Measuring Phase Errors in the Presence of Scintillation

TL;DR

This paper introduces a novel Fresnel wavefront sensor that effectively measures phase errors in strong turbulence conditions, outperforming traditional sensors like Shack-Hartmann in scintillation-heavy environments, especially at low light levels.

Contribution

The authors designed and tested a Fresnel sensor capable of robust phase measurement under strong turbulence, demonstrating significant sensitivity improvements over existing wavefront sensors.

Findings

Fresnel WFS maintains phase measurement capability despite scintillation.

Offers 9x sensitivity gain over Shack-Hartmann WFS at high scintillation levels.

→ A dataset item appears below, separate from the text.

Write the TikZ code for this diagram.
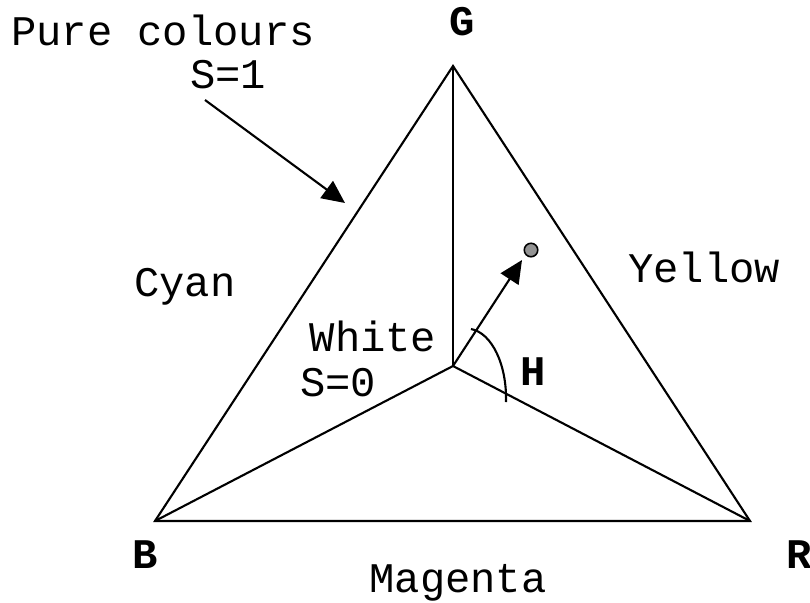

Operates effectively at very low SNR conditions (~2-3 per pixel).

Abstract

Strong turbulence conditions create amplitude aberrations through the effects of near-field diffraction. When integrated over long optical path lengths, amplitude aberrations (seen as scintillation) can nullify local areas in the recorded image of a coherent beam, complicating the wavefront reconstruction process. To estimate phase aberrations experienced by a telescope beam control system in the presence of strong turbulence, the wavefront sensor (WFS) of an adaptive optics must be robust to scintillation. We have designed and built a WFS, which we refer to as a "Fresnel sensor," that uses near-field diffraction to measure phase errors under moderate to strong turbulent conditions. Systematic studies of its sensitivity were performed with laboratory experiments using a point source beacon. The results were then compared to a Shack-Hartmann WFS (SHWFS). When the SHWFS experiences irradiance fade in the presence of moderate turbulence, the Fresnel WFS continues to routinely extract phase information. For a scintillation index of $S = 0.55$, we show that the Fresnel WFS offers a factor of $9\times$ gain in sensitivity over the SHWFS. We find that the Fresnel WFS is capable of operating with extremely low light levels, corresponding to a signal-to-noise ratio of only $\mbox{SNR}\approx 2-3$ per pixel. Such a device is well-suited for coherent beam propagation, laser communications, remote sensing, and applications involving long optical path-lengths, site-lines along the horizon, and faint signals.